Gigi Hyland said she looks forward to helping the National Credit Union Foundation further clarify its mission and become an integral part of credit unions' ongoing mission to better serve members.

The former NCUA board member, CUNA and credit union executive took over as executive director in August 2013 after the retirement of Bucky Sebastian.

Hyland said she hasn't yet met with the NCUF Board to discuss the next specific steps the foundation will take, but added that she has spent her first six weeks in the position meeting with the foundation's stakeholders—credit union executives, league executives, and staff from the foundation and other philanthropies—listening to their opinions about the foundation's goals.
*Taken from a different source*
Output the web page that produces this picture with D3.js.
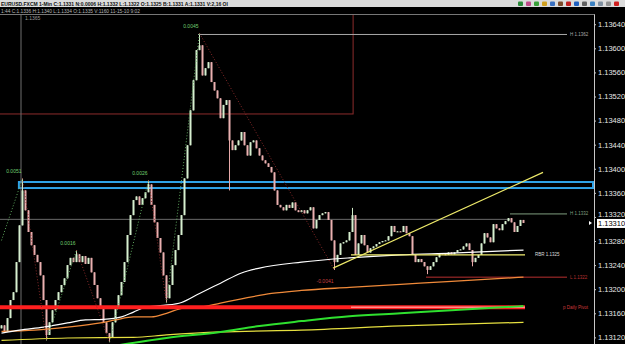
<!DOCTYPE html>
<html>
<head>
<meta charset="utf-8">
<script src="https://cdn.jsdelivr.net/npm/d3@7"></script>
<style>
html, body { margin: 0; padding: 0; background: #000; overflow: hidden; }
svg { display: block; }
</style>
</head>
<body>
<div class="chart"></div>
<script>
var width = 625, height = 344,
    plotTop = 14, plotRight = 594, nSlots = 198;

// 1-minute closes, one per bar
var closes = [1.13140,1.13129,1.13152,1.13182,1.13195,1.13245,1.13306,1.13364,1.13331,1.13295,
  1.13273,1.13257,1.13245,1.13223,1.13182,1.13124,1.13145,1.13165,1.13182,1.13195,
  1.13207,1.13218,1.13240,1.13252,1.13245,1.13258,1.13245,1.13255,1.13242,1.13252,
  1.13228,1.13207,1.13185,1.13169,1.13145,1.13127,1.13119,1.13145,1.13169,1.13190,
  1.13212,1.13245,1.13290,1.13323,1.13348,1.13354,1.13340,1.13351,1.13361,1.13374,
  1.13340,1.13311,1.13285,1.13261,1.13223,1.13185,1.13207,1.13240,1.13265,1.13290,
  1.13323,1.13384,1.13439,1.13497,1.13547,1.13597,1.13605,1.13555,1.13567,1.13577,
  1.13544,1.13530,1.13517,1.13484,1.13506,1.13514,1.13447,1.13431,1.13439,1.13447,
  1.13461,1.13439,1.13422,1.13444,1.13447,1.13434,1.13422,1.13414,1.13409,1.13403,
  1.13394,1.13364,1.13340,1.13336,1.13331,1.13340,1.13335,1.13344,1.13331,1.13328,
  1.13331,1.13326,1.13331,1.13336,1.13301,1.13315,1.13323,1.13326,1.13328,1.13315,
  1.13281,1.13245,1.13257,1.13276,1.13278,1.13281,1.13295,1.13323,1.13257,1.13276,
  1.13290,1.13273,1.13261,1.13268,1.13271,1.13275,1.13278,1.13280,1.13281,1.13288,
  1.13305,1.13295,1.13296,1.13295,1.13305,1.13293,1.13288,1.13257,1.13245,1.13250,
  1.13245,1.13238,1.13232,1.13238,1.13245,1.13253,1.13260,1.13258,1.13257,1.13261,
  1.13258,1.13261,1.13265,1.13266,1.13271,1.13276,1.13265,1.13245,1.13252,1.13257,
  1.13276,1.13293,1.13286,1.13278,1.13308,1.13301,1.13298,1.13308,1.13313,1.13318,
  1.13311,1.13295,1.13305,1.13315,1.13310];
var firstOpen = 1.13135;
// wick extremes of the spiky bars (bar index -> price)
var spikeHighs = {7: 1.13384, 25: 1.13265, 49: 1.13381, 66: 1.13625, 117: 1.13335};
var spikeLows = {15: 1.13115, 36: 1.13112, 55: 1.13177, 76: 1.13364, 111: 1.13232, 142: 1.13225, 157: 1.13238};

// moving averages, [bar index, price]
var whiteMA = [[0,1.13127],[6,1.13132],[14,1.13137],[22,1.13144],[28,1.13149],[34,1.13150],[40,1.13154],
  [44,1.13162],[48,1.13170],[54,1.13173],[60,1.13178],[66,1.13193],[73,1.13210],[80,1.13227],[86,1.13235],
  [100,1.13245],[116,1.13252],[133,1.13257],[150,1.13260],[174,1.13265]];
var orangeMA = [[0,1.13130],[11,1.13132],[22,1.13137],[33,1.13144],[38,1.13149],[44,1.13154],[50,1.13154],
  [55,1.13160],[61,1.13169],[66,1.13170],[73,1.13177],[80,1.13184],[90,1.13193],[100,1.13198],[116,1.13203],
  [133,1.13208],[150,1.13213],[174,1.13220]];
var yellowMA = [[0,1.13115],[22,1.13119],[44,1.13120],[55,1.13124],[73,1.13129],[100,1.13132],[133,1.13139],[174,1.13145]];
var greenMA = [[39,1.13107],[55,1.13119],[73,1.13129],[86,1.13139],[100,1.13147],[116,1.13155],[133,1.13160],[150,1.13165],[174,1.13172]];

// zigzag swing points and leg labels
var swings = [[0,1.13281],[7,1.13384],[15,1.13115],[25,1.13265],[36,1.13112],[49,1.13381],[55,1.13177],[66,1.13625],[111,1.13232]];
var swingLabels = ["", "0.0051", "", "0.0016", "", "0.0026", "", "0.0045", "-0.0041"];

// levels drawn on the chart
var levelNames = ["H 1.1362", "H 1.1332", "L 1.1322"];
var levelPrices = [1.13623, 1.13325, 1.13220];
var levelStarts = [66, 170, 142];
var levelColors = ["#a8a8a8", "#7f9f7f", "#b83030"];
var levelEnd = 189;
var pivotPrice = 1.13170, pivotName = "p Daily Pivot";
var rbrPrice = 1.13257, rbrStart = 117, rbrName = "RBR 1.1325";
var greyLevel = 1.13316;
var trendLine = [[111, 1.13235], [181, 1.13394]];
var zoneBlue = [1.13368, 1.13378], zoneBlueStart = 6.3;
var boxBrown = [1.13491, 117.7];
var sessionBar = 7, sessionLabel = "1.1365";

var yTicks = [1.13120,1.13160,1.13200,1.13240,1.13280,1.13320,1.13360,1.13400,1.13440,1.13480,1.13520,1.13560,1.13600,1.13640];
var lastPrice = 1.13310;
var header1 = "EURUSD.FXCM 1-Min  C:1.1331  N:0.0006  H:1.1332  L:1.1322  O:1.1325  B:1.1331  A:1.1331  V:2,16  OI";
var header2 = "1:44  C:1.1336  H:1.1340  L:1.1334  O:1.1335  V:1160  11-15-10  9:02";
var toolColors = ["#2a8a3a","#c04a8a","#3aa03a","#d0a020","#3a70c0","#7a4a2a","#c02020","#2060c0","#606060","#3a80c0","#8090a0","#909090","#d02020"];

var x = d3.scaleLinear().domain([0, nSlots]).range([0, plotRight]);
var y = d3.scaleLinear().domain([1.13109, 1.13657]).range([height, plotTop]);

var svg = d3.select(".chart").append("svg")
    .attr("width", width)
    .attr("height", height)
    .style("font-family", "'Liberation Sans', Arial, sans-serif");

svg.append("rect").attr("width", width).attr("height", height).attr("fill", "#000");

svg.append("defs").append("clipPath").attr("id", "plotclip")
  .append("rect").attr("x", 0).attr("y", plotTop).attr("width", plotRight).attr("height", height - plotTop);

var plot = svg.append("g").attr("clip-path", "url(#plotclip)");

// brown box and blue zone
plot.append("rect")
    .attr("x", -5).attr("y", plotTop - 5)
    .attr("width", x(boxBrown[1]) + 5)
    .attr("height", y(boxBrown[0]) - plotTop + 5)
    .attr("fill", "none").attr("stroke", "#8c2c2c").attr("stroke-width", 1);

plot.append("rect")
    .attr("x", x(zoneBlueStart)).attr("y", y(zoneBlue[1]))
    .attr("width", plotRight - x(zoneBlueStart) - 1)
    .attr("height", y(zoneBlue[0]) - y(zoneBlue[1]))
    .attr("fill", "none").attr("stroke", "#2fa3e8").attr("stroke-width", 2);

// session line
plot.append("line")
    .attr("x1", x(sessionBar)).attr("x2", x(sessionBar))
    .attr("y1", plotTop).attr("y2", height)
    .attr("stroke", "#6e6e6e").attr("stroke-width", 1);

plot.append("line")
    .attr("x1", 0).attr("x2", x(levelStarts[1]))
    .attr("y1", y(greyLevel)).attr("y2", y(greyLevel))
    .attr("stroke", "#6a6a6a").attr("stroke-width", 1);

plot.selectAll(".level")
    .data(levelPrices)
    .enter()
    .append("line")
    .attr("class", "level")
    .attr("x1", function(d, i) { return x(levelStarts[i]); })
    .attr("x2", x(levelEnd))
    .attr("y1", function(d) { return y(d); })
    .attr("y2", function(d) { return y(d); })
    .attr("stroke", function(d, i) { return levelColors[i]; })
    .attr("stroke-width", 1);

// candles
var bars = closes.map(function(c, i) {
  var o = i == 0 ? firstOpen : closes[i - 1];
  var hi = Math.max(o, c), lo = Math.min(o, c);
  if (spikeHighs[i] != null) hi = Math.max(hi, spikeHighs[i]);
  if (spikeLows[i] != null) lo = Math.min(lo, spikeLows[i]);
  return {i: i, o: o, c: c, h: hi, l: lo};
});

var candles = plot.append("g").attr("class", "candles");
candles.selectAll(".wick")
    .data(bars)
    .enter()
    .append("line")
    .attr("x1", function(d) { return x(d.i + 0.5); })
    .attr("x2", function(d) { return x(d.i + 0.5); })
    .attr("y1", function(d) { return y(d.h); })
    .attr("y2", function(d) { return y(d.l); })
    .attr("stroke", function(d) { return d.c >= d.o ? "#cfe9c6" : "#e7a9a9"; })
    .attr("stroke-width", 1);

candles.selectAll(".body")
    .data(bars)
    .enter()
    .append("rect")
    .attr("x", function(d) { return x(d.i + 0.5) - 1; })
    .attr("width", 2)
    .attr("y", function(d) { return y(Math.max(d.o, d.c)); })
    .attr("height", function(d) { return Math.max(1, Math.abs(y(d.o) - y(d.c))); })
    .attr("fill", function(d) { return d.c >= d.o ? "#d6efcf" : "#eab0b0"; });

// moving averages
var maLine = d3.line()
    .x(function(d) { return x(d[0] + 0.5); })
    .y(function(d) { return y(d[1]); })
    .curve(d3.curveMonotoneX);

plot.append("path").datum(yellowMA).attr("d", maLine)
    .attr("fill", "none").attr("stroke", "#e6e040").attr("stroke-width", 1.2);
plot.append("path").datum(orangeMA).attr("d", maLine)
    .attr("fill", "none").attr("stroke", "#f08a3a").attr("stroke-width", 1.3);
plot.append("path").datum(whiteMA).attr("d", maLine)
    .attr("fill", "none").attr("stroke", "#ffffff").attr("stroke-width", 1.2);

// daily pivot
plot.append("line")
    .attr("x1", 0).attr("x2", x(closes.length))
    .attr("y1", y(pivotPrice)).attr("y2", y(pivotPrice))
    .attr("stroke", "#ff1f1f").attr("stroke-width", 4);
plot.append("line")
    .attr("x1", x(rbrStart)).attr("x2", x(closes.length))
    .attr("y1", y(pivotPrice)).attr("y2", y(pivotPrice))
    .attr("stroke", "#ff8a8a").attr("stroke-width", 1.5);

plot.append("path").datum(greenMA).attr("d", maLine)
    .attr("fill", "none").attr("stroke", "#2fe02f").attr("stroke-width", 2);

// RBR level and trend line
plot.append("line")
    .attr("x1", x(rbrStart)).attr("x2", x(closes.length))
    .attr("y1", y(rbrPrice)).attr("y2", y(rbrPrice))
    .attr("stroke", "#f2ee70").attr("stroke-width", 1.2);

plot.append("line")
    .attr("x1", x(trendLine[0][0])).attr("y1", y(trendLine[0][1]))
    .attr("x2", x(trendLine[1][0])).attr("y2", y(trendLine[1][1]))
    .attr("stroke", "#eeea6a").attr("stroke-width", 1.2);

// zigzag
var legs = d3.pairs(swings);
plot.selectAll(".leg")
    .data(legs)
    .enter()
    .append("line")
    .attr("x1", function(d) { return x(d[0][0] + 0.5); })
    .attr("y1", function(d) { return y(d[0][1]); })
    .attr("x2", function(d) { return x(d[1][0] + 0.5); })
    .attr("y2", function(d) { return y(d[1][1]); })
    .attr("stroke", function(d) { return d[1][1] > d[0][1] ? "#5fa85f" : "#8a2a2a"; })
    .attr("stroke-width", 1)
    .attr("stroke-dasharray", "1,2");

plot.selectAll(".swinglabel")
    .data(swings)
    .enter()
    .append("text")
    .text(function(d, i) { return swingLabels[i]; })
    .attr("x", function(d) { return x(d[0] + 0.5); })
    .attr("text-anchor", "end")
    .attr("dx", -1)
    .attr("y", function(d, i) { return i == 8 ? y(d[1]) + 13 : y(d[1]) - 5; })
    .attr("font-size", "5px")
    .attr("fill", function(d, i) { return i == 8 ? "#c84040" : "#6fcf6f"; });

plot.append("text").text(sessionLabel)
    .attr("x", x(sessionBar) + 4).attr("y", plotTop + 6)
    .attr("font-size", "5px").attr("fill", "#9a9a9a");

// level labels
svg.selectAll(".levellabel")
    .data(levelPrices)
    .enter()
    .append("text")
    .text(function(d, i) { return levelNames[i]; })
    .attr("x", x(levelEnd) + 3)
    .attr("y", function(d) { return y(d) + 1.5; })
    .attr("font-size", "4.5px")
    .attr("fill", function(d, i) { return levelColors[i]; });

svg.append("text").text(rbrName)
    .attr("x", x(closes.length) + 10).attr("y", y(rbrPrice) + 1.5)
    .attr("font-size", "4.5px").attr("fill", "#dddddd");
svg.append("text").text(pivotName)
    .attr("x", x(levelEnd) - 4).attr("y", y(pivotPrice) + 1.5)
    .attr("font-size", "4.5px").attr("fill", "#d03a3a");

// price axis
var axisG = svg.append("g")
    .attr("transform", "translate(" + plotRight + ",0)")
    .call(d3.axisRight(y).tickValues(yTicks).tickSize(2).tickPadding(2)
      .tickFormat(function(d) { return d.toFixed(5); }));
axisG.select(".domain").attr("stroke", "#c8c8c8").attr("d", "M0.5," + plotTop + "V" + height);
axisG.selectAll(".tick line").attr("stroke", "#c8c8c8");
axisG.selectAll(".tick text")
    .attr("fill", "#e6e6e6")
    .attr("font-size", "7.5px")
    .attr("font-family", "'Liberation Sans', Arial, sans-serif");
// the price tag covers the lower half of the nearest tick label, lift it a little
axisG.selectAll(".tick")
    .filter(function(d) { return Math.abs(y(d) - y(lastPrice)) < 10; })
    .select("text").attr("dy", "-0.1em");

// last price tag
svg.append("rect")
    .attr("x", plotRight + 3).attr("y", y(lastPrice) - 4)
    .attr("width", width - plotRight - 3).attr("height", 9)
    .attr("fill", "#ffffff");
svg.append("text").text(lastPrice.toFixed(5))
    .attr("x", plotRight + 4).attr("y", y(lastPrice) + 3)
    .attr("font-size", "7.5px").attr("fill", "#000");
svg.append("path")
    .attr("d", "M" + (plotRight - 5) + "," + (y(lastPrice) - 2) + "l3,2l-3,2z")
    .attr("fill", "#ffffff");

// header
svg.append("rect").attr("x", 0).attr("y", 0).attr("width", width).attr("height", 7).attr("fill", "#dcdcdc");
svg.append("text").text(header1)
    .attr("x", 1).attr("y", 5.5)
    .attr("font-size", "5px").attr("font-weight", "bold").attr("fill", "#111");
svg.append("text").text(header2)
    .attr("x", 1).attr("y", 12.5)
    .attr("font-size", "4.8px").attr("fill", "#b8b8b8");
svg.append("line")
    .attr("x1", 0).attr("x2", plotRight + 0.5)
    .attr("y1", plotTop + 0.5).attr("y2", plotTop + 0.5)
    .attr("stroke", "#777");

svg.selectAll(".tool")
    .data(toolColors)
    .enter()
    .append("rect")
    .attr("x", function(d, i) { return 518 + i * 8; })
    .attr("y", 1.5)
    .attr("width", 5).attr("height", 4.5)
    .attr("rx", 1)
    .attr("fill", function(d) { return d; });
</script>
</body>
</html>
There are principles underlying everything the foundation does, Hyland said, including financial accountability, helping credit unions have an impact on their members' financial lives and reminding credit unions of their purpose.

As an example of how those principles have driven the foundation's actions in the past, Hyland noted the gradual shift in the way the foundation makes grants, moving from disbursing smaller amounts of money to fund individual credit union projects several times per year to making larger grants on an annual basis, funding projects with a potential to change how credit unions serve their members.

This shift involved the principle of financial accountability because larger projects have to include an element of how to measure impact, Hyland said. But it also included the principle of developing products and services that have an impact on members' lives and, in doing so, helped remind credit unions of what it means to serve their members.

"It's not the products and services themselves," Hyland said, "it's what those products and services allow the members to do."

Hyland pointed to Life Simulation events that are part of the foundation's Real Solutions program. In these events, credit union executives go through an exercise where they assume the roles of lower income families. During the three-hour activity, the executives become more aware of the daily realities facing many American families and experience the power that having trusted, affordable and easily accessible financial products and services can have, Hyland said.

"They experience the frustration and powerless you can feel from trying to live life on a lower income and this helps them see their members in a new light," she added.

Hyland also acknowledged the foundation continues to face a significantly more challenging income environment than it has in the past.